Per-class metrics (combined)

Class	n	Recall	Precision	F1
Air	494	92.9%	100.0%	96.3%
Flowing	381	85.3%	92.6%	88.8%
Still	720	96.9%	88.9%	92.7%

Implication for SDWS 23 / 27

For an integral-over-time deployment metric, the time-weighted misclassification rate is ~7% (~112 of 1,595 points). At the current 6-min sample cadence this corresponds to ~7 minutes of misclassified state per 100 minutes observed. Closed Pipe Flow at 95.3% gives a ~5-min-per-100 error budget; Bucket Dispenser at 90.7% gives ~9 min per 100.

Limitations & next steps

Sensor cadence is the dominant limit

At the snapshot sample rate (1 reading per ~6 min), 15-min Flowing windows yield only 2–3 sample points. The sustained-monotonic-run features lose statistical power below 4 samples per segment. Returning the firmware to 1-min cadence is the single change with the largest expected impact on Flowing recall.

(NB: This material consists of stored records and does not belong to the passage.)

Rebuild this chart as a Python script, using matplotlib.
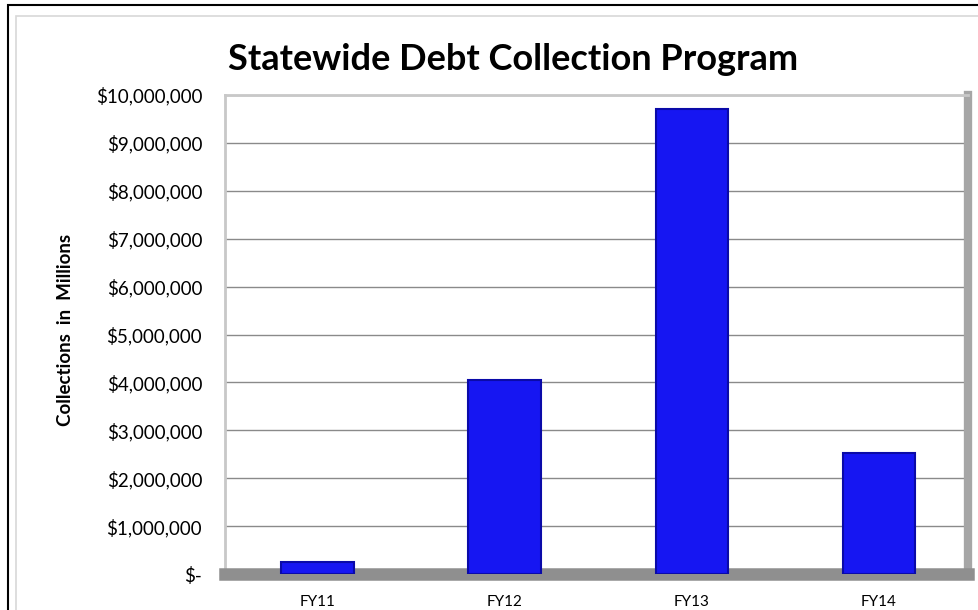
import matplotlib
matplotlib.use("Agg")
import matplotlib.pyplot as plt
from matplotlib.patches import Rectangle
from matplotlib.ticker import FuncFormatter

years = ["FY11", "FY12", "FY13", "FY14"]
collections = [250000, 4050000, 9700000, 2520000]

plt.rcParams["font.family"] = ["Lato", "DejaVu Sans"]


def money(value, pos):
    if value == 0:
        return "$-"
    return "${:,.0f}".format(value)


fig = plt.figure(figsize=(9.79, 6.10), dpi=100)

# outer frame of the pasted chart (runs off right and bottom)
fig.patches.append(Rectangle((8 / 979, -0.05), 1.1, 1 - 5 / 610 + 0.05,
                             transform=fig.transFigure, fill=False,
                             edgecolor="black", linewidth=1.5))
fig.patches.append(Rectangle((16 / 979, -0.05), 1.1, 1 - 16 / 610 + 0.05,
                             transform=fig.transFigure, fill=False,
                             edgecolor="#d8d8d8", linewidth=1.2))

ax = fig.add_axes([225 / 979, 1 - 574 / 610, 743 / 979, 479 / 610])

x = range(len(years))
ax.bar(x, collections, width=0.39, color="#1616f2", edgecolor="#0a0aa8",
       linewidth=1.5, zorder=3)

ax.set_xlim(-0.497, 3.476)
ax.set_ylim(0, 10000000)
ax.set_yticks(range(0, 10000001, 1000000))
ax.yaxis.set_major_formatter(FuncFormatter(money))
ax.set_xticks(list(x))
ax.set_xticklabels(years)
ax.tick_params(axis="y", length=0, pad=16.5, labelsize=13.5)
ax.tick_params(axis="x", length=0, pad=15, labelsize=11)
ax.grid(axis="y", color="#8a8a8a", linewidth=1, zorder=1)

for side in ["left", "top"]:
    ax.spines[side].set_color("#c8c8c8")
    ax.spines[side].set_linewidth(2)
ax.spines["right"].set_color("#a6a6a6")
ax.spines["right"].set_linewidth(6)
ax.spines["bottom"].set_color("#8f8f8f")
ax.spines["bottom"].set_linewidth(9)

fig.text(66 / 979, 1 - 330 / 610, "Collections  in  Millions", rotation=90,
         ha="center", va="center", fontsize=13.5, fontweight="bold")
fig.text(513 / 979, 1 - 60 / 610, "Statewide Debt Collection Program",
         ha="center", va="center", fontsize=26, fontweight="bold")

plt.savefig("out.png", dpi=100)
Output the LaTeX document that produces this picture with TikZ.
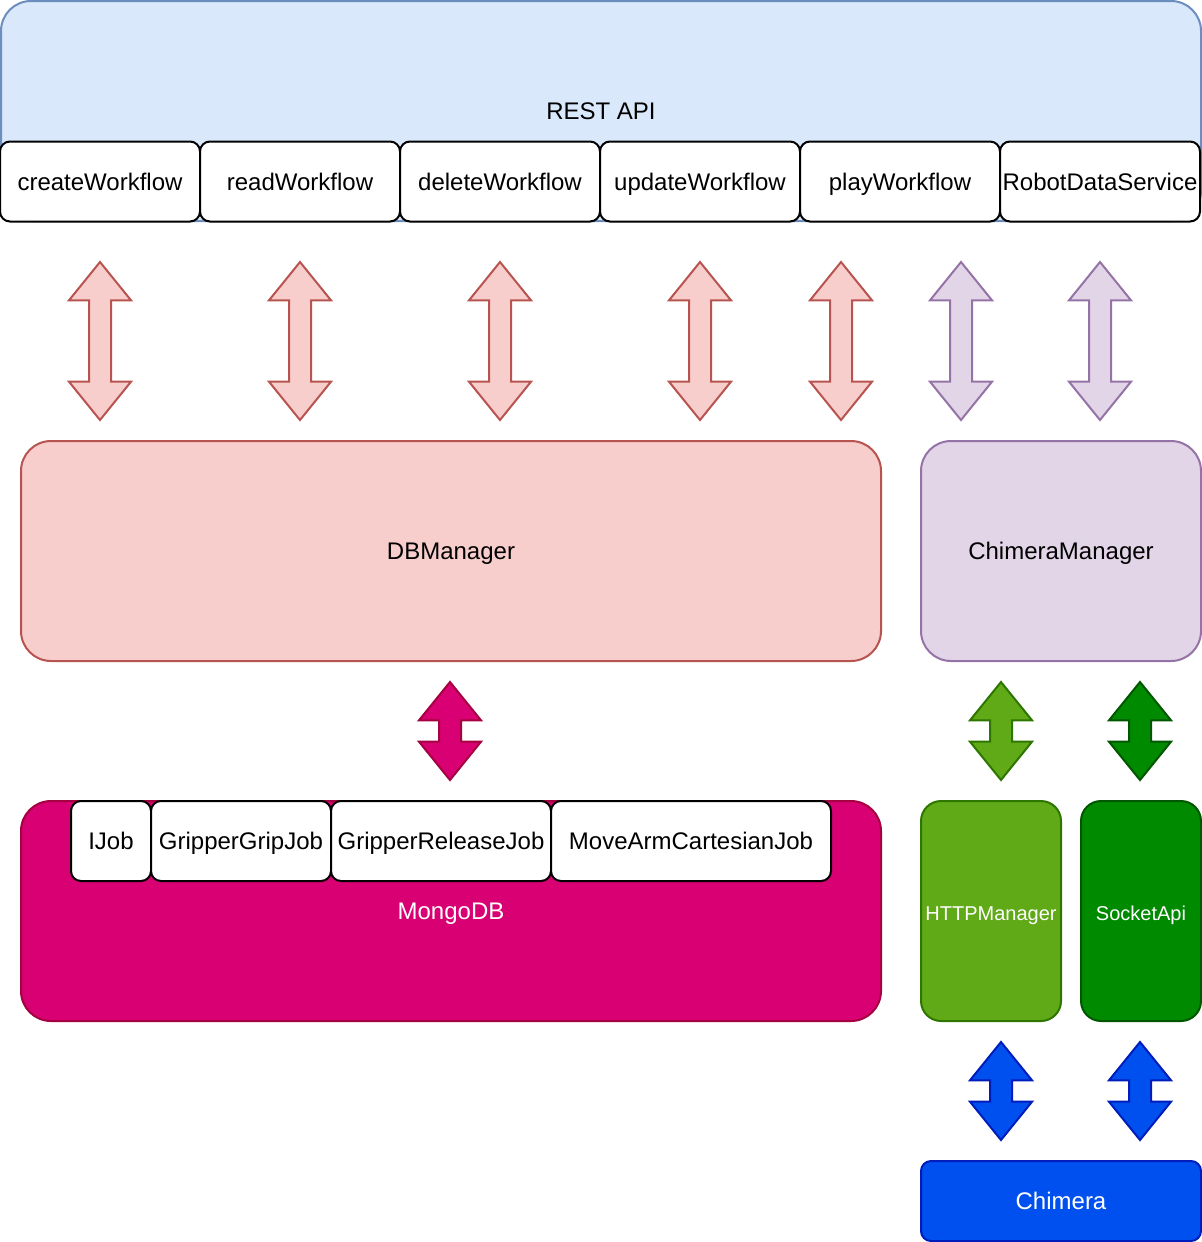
\documentclass[tikz,border=0pt]{standalone}
\usepackage{fontspec}
\setmainfont{Liberation Sans}
\usetikzlibrary{shapes.arrows}
\definecolor{restfill}{HTML}{DAE8FC}
\definecolor{restline}{HTML}{6C8EBF}
\definecolor{dbfill}{HTML}{F8CECC}
\definecolor{dbline}{HTML}{B85450}
\definecolor{chifill}{HTML}{E1D5E7}
\definecolor{chiline}{HTML}{9673A6}
\definecolor{mongofill}{HTML}{D80073}
\definecolor{mongoline}{HTML}{A50040}
\definecolor{httpfill}{HTML}{60A917}
\definecolor{httpline}{HTML}{2D7600}
\definecolor{sockfill}{HTML}{008A00}
\definecolor{sockline}{HTML}{005700}
\definecolor{robofill}{HTML}{0050EF}
\definecolor{roboline}{HTML}{001DBC}

\tikzset{
  box/.style={draw, line width=1pt, rounded corners=5pt, inner sep=0pt,
    font=\fontsize{12}{14}\selectfont, text height=9.8pt, text depth=1pt},
  smallbox/.style={box, rounded corners=10pt, text=white, font=\fontsize{10}{12}\selectfont,
    text height=9pt, text depth=0pt, minimum height=110pt},
  bigbox/.style={box, rounded corners=15pt, minimum height=110pt},
  bigarrow/.style={double arrow, draw, line width=1pt, rotate=90, inner sep=5pt,
    double arrow head extend=10pt, double arrow tip angle=78, minimum height=79pt},
  smallarrow/.style={bigarrow, minimum height=49pt}
}

\begin{document}
\begin{tikzpicture}[x=0.5pt, y=-0.5pt]
\useasboundingbox (0,0) rectangle (1202,1242);

% top layer
\node (rest) [bigbox, fill=restfill, draw=restline, minimum width=600pt] at (601,111) {REST API};
\node (create) [box, fill=white, minimum width=100pt, minimum height=40pt] at (100,181.5) {createWorkflow};
\node (read) [box, fill=white, minimum width=100pt, minimum height=40pt] at (300,181.5) {readWorkflow};
\node (delete) [box, fill=white, minimum width=100pt, minimum height=40pt] at (500,181.5) {deleteWorkflow};
\node (update) [box, fill=white, minimum width=100pt, minimum height=40pt] at (700,181.5) {updateWorkflow};
\node (play) [box, fill=white, minimum width=100pt, minimum height=40pt] at (900,181.5) {playWorkflow};
\node (robotdata) [box, fill=white, minimum width=100pt, minimum height=40pt] at (1100,181.5) {RobotDataService};

\node (arrcreate) [bigarrow, fill=dbfill, draw=dbline] at (100,341) {};
\node (arrread) [bigarrow, fill=dbfill, draw=dbline] at (300,341) {};
\node (arrdelete) [bigarrow, fill=dbfill, draw=dbline] at (500,341) {};
\node (arrupdate) [bigarrow, fill=dbfill, draw=dbline] at (700,341) {};
\node (arrplay) [bigarrow, fill=dbfill, draw=dbline] at (841,341) {};
\node (arrplaychi) [bigarrow, fill=chifill, draw=chiline] at (961,341) {};
\node (arrrobot) [bigarrow, fill=chifill, draw=chiline] at (1100,341) {};

% managers
\node (db) [bigbox, fill=dbfill, draw=dbline, minimum width=430pt] at (451,551) {DBManager};
\node (chimeramgr) [bigbox, fill=chifill, draw=chiline, minimum width=140pt] at (1061,551) {ChimeraManager};

\node (arrmongo) [smallarrow, fill=mongofill, draw=mongoline] at (450,731) {};
\node (arrhttp) [smallarrow, fill=httpfill, draw=httpline] at (1001,731) {};
\node (arrsock) [smallarrow, fill=sockfill, draw=sockline] at (1140,731) {};

% storage and drivers
\node (mongo) [bigbox, fill=mongofill, draw=mongoline, text=white, minimum width=430pt] at (451,911) {MongoDB};
\node (ijob) [box, fill=white, minimum width=40pt, minimum height=40pt] at (111,841) {IJob};
\node (gripjob) [box, fill=white, minimum width=90pt, minimum height=40pt] at (241,841) {GripperGripJob};
\node (releasejob) [box, fill=white, minimum width=110pt, minimum height=40pt] at (441,841) {GripperReleaseJob};
\node (movejob) [box, fill=white, minimum width=140pt, minimum height=40pt] at (691,841) {MoveArmCartesianJob};

\node (http) [smallbox, fill=httpfill, draw=httpline, minimum width=70pt] at (991,911) {HTTPManager};
\node (socket) [smallbox, fill=sockfill, draw=sockline, minimum width=60pt] at (1141,911) {SocketApi};

\node (arrhttpbot) [smallarrow, fill=robofill, draw=roboline] at (1001,1091) {};
\node (arrsockbot) [smallarrow, fill=robofill, draw=roboline] at (1140,1091) {};

\node (chimera) [box, fill=robofill, draw=roboline, text=white, minimum width=140pt, minimum height=40pt] at (1061,1201) {Chimera};
\end{tikzpicture}
\end{document}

Recommended next experiments

Re-run the Closed protocol at 1-min sensor cadence; expected outcome is Flowing recall > 90%.
Lengthen Flowing windows to 30 min in protocol design at 1-min cadence.
Calibrate per-site flow rate so the classifier output can be reported in units of dispensed volume (litres) rather than time-fraction.

Reproducibility

This analysis is fully reproducible from three static snapshot files taken on 2026-04-27. The live tool at piped-flow-test.pages.dev may show slightly different numbers as new annotations are added or sensor data accumulates; this page reports a frozen-in-time view.

Data files

File	Contents
`annotations-snapshot-2026-04-27.json`	827 operator annotations covering the two enabled experiments.
`diagnostics-snapshot-2026-04-27.json`	2,445 diagnostic readings (UVLED / SiPM / board temperature) for sensor 50051.
`tof-snapshot-2026-04-27.json`	2,461 ToF readings for sensor 50051.
`analysis-results-2026-04-27.json`	Computed per-experiment confusion matrices and per-class metrics.

Pipeline

Filter annotations to active experiments only (firmware-bug window excluded).
Build per-segment spans, clipping at experiment boundaries.
Join each /diagnostics reading to its nearest /tof reading within ±2 min.
Compute 7 features per span.
Skip segments with <2 points.
Train one KNN classifier per experiment under leave-one-region-out cross-validation.
Expand segment predictions to points, apply Air-strip rule, majority-vote final label.
Assemble point-weighted confusion matrices; compute overall accuracy + Cohen’s κ.